### What the exercise asks:
Copy the data that follows, character for character, minus the pictures.

------------------------------------------------------------------------

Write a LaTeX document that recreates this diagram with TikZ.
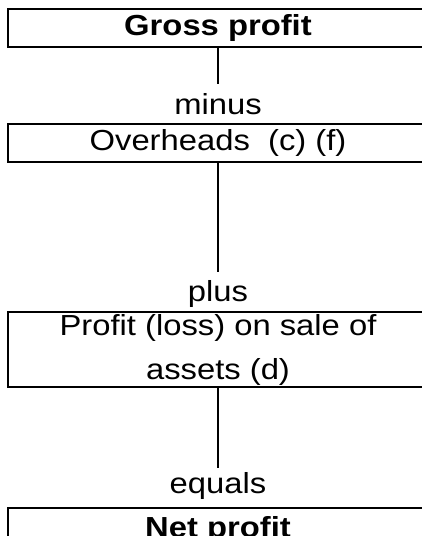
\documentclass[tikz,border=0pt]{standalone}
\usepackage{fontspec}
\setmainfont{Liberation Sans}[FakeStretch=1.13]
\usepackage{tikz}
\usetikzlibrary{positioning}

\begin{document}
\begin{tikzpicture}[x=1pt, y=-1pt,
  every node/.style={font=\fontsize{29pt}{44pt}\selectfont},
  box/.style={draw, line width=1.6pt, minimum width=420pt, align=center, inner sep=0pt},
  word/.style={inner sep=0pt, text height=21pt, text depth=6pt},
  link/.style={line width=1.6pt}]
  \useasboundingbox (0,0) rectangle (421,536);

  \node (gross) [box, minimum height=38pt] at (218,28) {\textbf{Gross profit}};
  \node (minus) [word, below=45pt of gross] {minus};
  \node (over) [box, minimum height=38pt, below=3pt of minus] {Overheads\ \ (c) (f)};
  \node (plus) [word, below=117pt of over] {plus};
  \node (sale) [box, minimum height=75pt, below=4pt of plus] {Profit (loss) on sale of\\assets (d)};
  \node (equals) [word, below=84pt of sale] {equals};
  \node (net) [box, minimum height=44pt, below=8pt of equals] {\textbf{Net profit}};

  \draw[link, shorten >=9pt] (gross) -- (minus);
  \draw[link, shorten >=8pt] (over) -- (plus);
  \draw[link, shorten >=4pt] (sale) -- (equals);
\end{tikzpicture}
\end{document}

------------------------------------------------------------------------

### Answer for the task:
Write a LaTeX document that recreates this diagram with TikZ.
\documentclass[tikz,border=0pt]{standalone}
\usepackage{fontspec}
\setmainfont{Liberation Sans}[FakeStretch=1.13]
\usepackage{tikz}
\usetikzlibrary{positioning}

\begin{document}
\begin{tikzpicture}[x=1pt, y=-1pt,
  every node/.style={font=\fontsize{29pt}{44pt}\selectfont},
  box/.style={draw, line width=1.6pt, minimum width=420pt, align=center, inner sep=0pt},
  word/.style={inner sep=0pt, text height=21pt, text depth=6pt},
  link/.style={line width=1.6pt}]
  \useasboundingbox (0,0) rectangle (421,536);

  \node (gross) [box, minimum height=38pt] at (218,28) {\textbf{Gross profit}};
  \node (minus) [word, below=45pt of gross] {minus};
  \node (over) [box, minimum height=38pt, below=3pt of minus] {Overheads\ \ (c) (f)};
  \node (plus) [word, below=117pt of over] {plus};
  \node (sale) [box, minimum height=75pt, below=4pt of plus] {Profit (loss) on sale of\\assets (d)};
  \node (equals) [word, below=84pt of sale] {equals};
  \node (net) [box, minimum height=44pt, below=8pt of equals] {\textbf{Net profit}};

  \draw[link, shorten >=9pt] (gross) -- (minus);
  \draw[link, shorten >=8pt] (over) -- (plus);
  \draw[link, shorten >=4pt] (sale) -- (equals);
\end{tikzpicture}
\end{document}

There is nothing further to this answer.